SADY: Yeah. I mean, women are so, so frequently scared out of, like, LIVING, or doing anything other than having children ASAP, because they're told that their fertility is evaporating and they'll be unhappy forever if they don't have babies. And I think it's worth noting that a ton of the parents interviewed, who were speaking most directly about being unhappy and frustrated, were women. Men in that article were mostly "experts," even if they were also fathers.
AMANDA: Right, I think there is some stat in there that women are on the whole less happy. Which, you know, probably has something to do with that whole "shared parenting" thing not being completely shared, and the general added expectations placed on mothers. One of my favorite parts of the story was the suggestion that you "always regret the things you didn't do, not the things you did do." Like, why does the "thing I do" have to be having babies? There are plenty of things I won't be doing if I end up having kids.
SADY: Haha, yeah. "I will never regret not having children, when I die because my child threw boards at me and one of them had a nail in it and it punctured my skull and killed me." But I'm also wondering if being told that children are the KEY TO HAPPINESS (if you are a woman) has to do with the disappointment (among women) that children don't auto-fulfill you? I mean, Simone de Beauvoir talked about this. Her whole deal was that women are told having children will fulfill them, and then it doesn't, and then they hate their children. Her solution: Make something else in your life more important than getting pregnant?
AMANDA: But there's nothing more important than hating your kids! If you never do that, you will regret it for the rest of your life!
SADY: It's true. You'll never regret hating your kids as much as you'll regret not hating them. It is fun to think about fathers in all this, though. I mean, I like to imagine they're at least MARGINALLY more involved in dealing with the poop and the breaking things and the eighteen years of college prep these kids are all being put through now.

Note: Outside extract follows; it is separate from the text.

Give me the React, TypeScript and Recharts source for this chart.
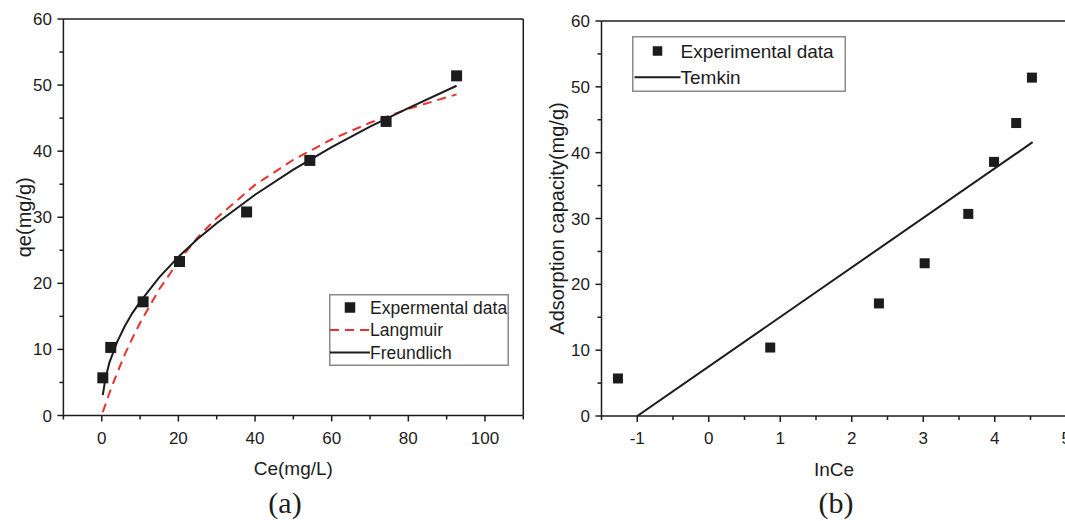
import { ScatterChart, Scatter, XAxis, YAxis, ReferenceLine, Label, Legend } from "recharts";

const FONT = '"Liberation Sans", Arial, sans-serif';
const SERIF = '"Liberation Serif", "Times New Roman", serif';
const INK = "#1c1c1c";
const RED = "#e8322e";

// (a) equilibrium data + fitted isotherms
const ceValues = [0.28, 2.35, 10.8, 20.3, 37.8, 54.3, 74.2, 92.6];
const qeValues = [5.7, 10.3, 17.2, 23.3, 30.8, 38.6, 44.5, 51.4];
const fitCe = [0.28, 1, 2, 4, 6, 8, 10, 15, 20, 25, 30, 40, 50, 60, 70, 80, 92.6];
const langmuirQe = [0.5, 1.7, 3.4, 6.4, 9.2, 11.7, 14.0, 19.1, 23.3, 26.9, 29.9, 34.9, 38.7, 41.8, 44.3, 46.4, 48.6];
const freundlichQe = [3.1, 5.7, 8.0, 11.1, 13.5, 15.5, 17.2, 20.9, 24.0, 26.7, 29.1, 33.4, 37.2, 40.6, 43.7, 46.5, 49.9];

// (b) Temkin plot
const lnCeValues = [-1.27, 0.86, 2.38, 3.02, 3.63, 3.99, 4.3, 4.52];
const qeValuesB = [5.7, 10.4, 17.1, 23.2, 30.7, 38.6, 44.5, 51.4];
const temkinLnCe = [-1.0, 4.53];
const temkinQe = [0, 41.6];

const xTicksA = [-10, 0, 10, 20, 30, 40, 50, 60, 70, 80, 90, 100, 110];
const xTicksB = [-1.5, -1, -0.5, 0, 0.5, 1, 1.5, 2, 2.5, 3, 3.5, 4, 4.5, 5, 5.5];
const yTicks = [0, 5, 10, 15, 20, 25, 30, 35, 40, 45, 50, 55, 60];

const zip = (xs: number[], ys: number[]) => xs.map((x, i) => ({ x, y: ys[i] }));

const square = (s: number) => (p: any) => (
  <rect x={p.cx - s / 2} y={p.cy - s / 2} width={s} height={s} fill={INK} />
);
const noMark = () => <g />;

const xTick = (isMajor: (v: number) => boolean) => (p: any) => {
  const v = p.payload.value;
  const major = isMajor(v);
  return (
    <g>
      <line x1={p.x} x2={p.x} y1={p.y} y2={p.y + (major ? 6 : 4)} stroke={INK} strokeWidth={1.5} />
      {major && (
        <text x={p.x} y={p.y + 28} textAnchor="middle" fontSize={17} fontFamily={FONT} fill={INK}>
          {v}
        </text>
      )}
    </g>
  );
};

const yTick = (p: any) => {
  const v = p.payload.value;
  const major = v % 10 === 0;
  return (
    <g>
      <line x1={p.x - (major ? 6 : 4)} x2={p.x} y1={p.y} y2={p.y} stroke={INK} strokeWidth={1.5} />
      {major && (
        <text x={p.x - 11.5} y={p.y + 6} textAnchor="end" fontSize={17} fontFamily={FONT} fill={INK}>
          {v}
        </text>
      )}
    </g>
  );
};

const xTitle = (text: string, dx: number | null) => (p: any) => {
  const vb = p.viewBox;
  const cx = dx === null ? vb.x + vb.width / 2 : vb.x + dx;
  return (
    <text x={cx} y={vb.y + 59.5} textAnchor="middle" fontSize={19} fontFamily={FONT} fill={INK}>
      {text}
    </text>
  );
};

const yTitle = (text: string, dx: number) => (p: any) => {
  const vb = p.viewBox;
  const cy = vb.y + vb.height / 2;
  return (
    <text
      transform={`translate(${vb.x + vb.width - dx},${cy}) rotate(-90)`}
      textAnchor="middle"
      dominantBaseline="central"
      fontSize={20}
      fontFamily={FONT}
      fill={INK}
    >
      {text}
    </text>
  );
};

type Entry = { label: string; kind: "square" | "solid" | "dashed" };

const legendBox = (entries: Entry[], w: number, h: number, rowY: number[], symX: [number, number], textX: number, fontSize: number, sq: number) => () => (
  <svg width={w} height={h} style={{ display: "block" }}>
    <rect x={0.75} y={0.75} width={w - 1.5} height={h - 1.5} fill="#fff" stroke="#8a8a8a" strokeWidth={1.5} />
    {entries.map((e, i) => (
      <g key={e.label}>
        {e.kind === "square" && (
          <rect x={(symX[0] + symX[1]) / 2 - sq / 2} y={rowY[i] - sq / 2} width={sq} height={sq} fill={INK} />
        )}
        {e.kind !== "square" && (
          <line
            x1={symX[0]}
            x2={symX[1]}
            y1={rowY[i]}
            y2={rowY[i]}
            stroke={e.kind === "dashed" ? RED : INK}
            strokeWidth={2}
            strokeDasharray={e.kind === "dashed" ? "9 6" : undefined}
          />
        )}
        <text x={textX} y={rowY[i] + fontSize * 0.36} fontSize={fontSize} fontFamily={FONT} fill={INK}>
          {e.label}
        </text>
      </g>
    ))}
  </svg>
);

const legendA: Entry[] = [
  { label: "Expermental data", kind: "square" },
  { label: "Langmuir", kind: "dashed" },
  { label: "Freundlich", kind: "solid" },
];
const legendB: Entry[] = [
  { label: "Experimental data", kind: "square" },
  { label: "Temkin", kind: "solid" },
];

function ChartA() {
  return (
    <ScatterChart width={540} height={521} margin={{ top: 19, right: 16.7, bottom: 104.5, left: 62.4 }}>
      <XAxis
        type="number"
        dataKey="x"
        domain={[-10, 110]}
        ticks={xTicksA}
        interval={0}
        allowDataOverflow
        height={1}
        tickSize={0}
        tickMargin={0}
        tickLine={false}
        tick={xTick((v) => v % 20 === 0 && v >= 0 && v <= 100)}
        axisLine={{ stroke: INK, strokeWidth: 1.5 }}
      >
        <Label content={xTitle("Ce(mg/L)", null)} />
      </XAxis>
      <YAxis
        type="number"
        dataKey="y"
        domain={[0, 60]}
        ticks={yTicks}
        interval={0}
        allowDataOverflow
        width={1}
        tickSize={0}
        tickMargin={0}
        tickLine={false}
        tick={yTick}
        axisLine={{ stroke: INK, strokeWidth: 1.5 }}
      >
        <Label content={yTitle("qe(mg/g)", 39.5)} />
      </YAxis>
      <ReferenceLine y={60} stroke={INK} strokeWidth={1.5} />
      <ReferenceLine x={110} stroke={INK} strokeWidth={1.5} />
      <Scatter
        name="Langmuir"
        data={zip(fitCe, langmuirQe)}
        line={{ stroke: RED, strokeWidth: 2, strokeDasharray: "9 6" }}
        lineType="joint"
        shape={noMark}
        isAnimationActive={false}
      />
      <Scatter
        name="Freundlich"
        data={zip(fitCe, freundlichQe)}
        line={{ stroke: INK, strokeWidth: 2 }}
        lineType="joint"
        shape={noMark}
        isAnimationActive={false}
      />
      <Scatter name="Expermental data" data={zip(ceValues, qeValues)} shape={square(11)} isAnimationActive={false} />
      <Legend
        layout="vertical"
        align="center"
        verticalAlign="middle"
        wrapperStyle={{ left: 329, top: 294, width: 180, height: 72 }}
        content={legendBox(legendA, 180, 72, [13.5, 36, 58.5], [1, 41], 41, 17.5, 10.5)}
      />
    </ScatterChart>
  );
}

function ChartB() {
  return (
    <ScatterChart width={590} height={521} margin={{ top: 21, right: 18, bottom: 104, left: 70.5 }}>
      <XAxis
        type="number"
        dataKey="x"
        domain={[-1.5, 5.5]}
        ticks={xTicksB}
        interval={0}
        allowDataOverflow
        height={1}
        tickSize={0}
        tickMargin={0}
        tickLine={false}
        tick={xTick((v) => Number.isInteger(v))}
        axisLine={{ stroke: INK, strokeWidth: 1.5 }}
      >
        <Label content={xTitle("InCe", 232.5)} />
      </XAxis>
      <YAxis
        type="number"
        dataKey="y"
        domain={[0, 60]}
        ticks={yTicks}
        interval={0}
        allowDataOverflow
        width={1}
        tickSize={0}
        tickMargin={0}
        tickLine={false}
        tick={yTick}
        axisLine={{ stroke: INK, strokeWidth: 1.5 }}
      >
        <Label content={yTitle("Adsorption capacity(mg/g)", 44.5)} />
      </YAxis>
      <ReferenceLine y={60} stroke={INK} strokeWidth={1.5} />
      <ReferenceLine x={5.5} stroke={INK} strokeWidth={1.5} />
      <Scatter
        name="Temkin"
        data={zip(temkinLnCe, temkinQe)}
        line={{ stroke: INK, strokeWidth: 2 }}
        lineType="joint"
        shape={noMark}
        isAnimationActive={false}
      />
      <Scatter name="Experimental data" data={zip(lnCeValues, qeValuesB)} shape={square(10)} isAnimationActive={false} />
      <Legend
        layout="vertical"
        align="center"
        verticalAlign="middle"
        wrapperStyle={{ left: 101.7, top: 36, width: 214, height: 56 }}
        content={legendBox(legendB, 214, 56, [15, 41.3], [2.5, 48.5], 48.5, 19, 9.5)}
      />
    </ScatterChart>
  );
}

export default function App() {
  return (
    <div
      style={{
        position: "fixed",
        left: 0,
        top: 0,
        width: 1065,
        height: 521,
        overflow: "hidden",
        background: "#fff",
      }}
    >
      <div style={{ position: "absolute", left: 0, top: 0 }}>
        <ChartA />
      </div>
      <div style={{ position: "absolute", left: 530, top: 0 }}>
        <ChartB />
      </div>
      <svg width={1065} height={521} style={{ position: "absolute", left: 0, top: 0, pointerEvents: "none" }}>
        <text x={285} y={513} textAnchor="middle" fontSize={30} fontFamily={SERIF} fill={INK}>
          (a)
        </text>
        <text x={836} y={513} textAnchor="middle" fontSize={30} fontFamily={SERIF} fill={INK}>
          (b)
        </text>
      </svg>
    </div>
  );
}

AMANDA: Right. The story did mention that the most unhappy parents of all were those who were the non-custodial parent (mostly fathers). So having a kid and not raising it? Depressed for life. Having a kid and raising it too much? Also depressed—single parents and moms in general were less happy. Solution: Move to Norway?
SADY: Right. I, predictably, DID enjoy the part where they were all like, "maybe if we had state-sponsored child care?" "Also, longer maternity leave helps?" Like: All of these things that feminists are advocating FOR WOMEN would actually make parents' lives easier, in the long run. OR, you could just live a life of heedless wanton non-impregnated self-satisfaction. Until you die, and there is no-one who will visit you at the nursing home. Except for that one robot seal thing.
AMANDA: Right. I mean, is that the whole point of it? That someone will be there to care when I die? That seems to be the last-ditch explanation when I press people on why this is necessary. I'm guessing it's more like a Stockholm syndrome thing.
SADY: Yeah. Probably. We love our tiny oppressors!
AMANDA: The baby captors stole our happiness! Join us!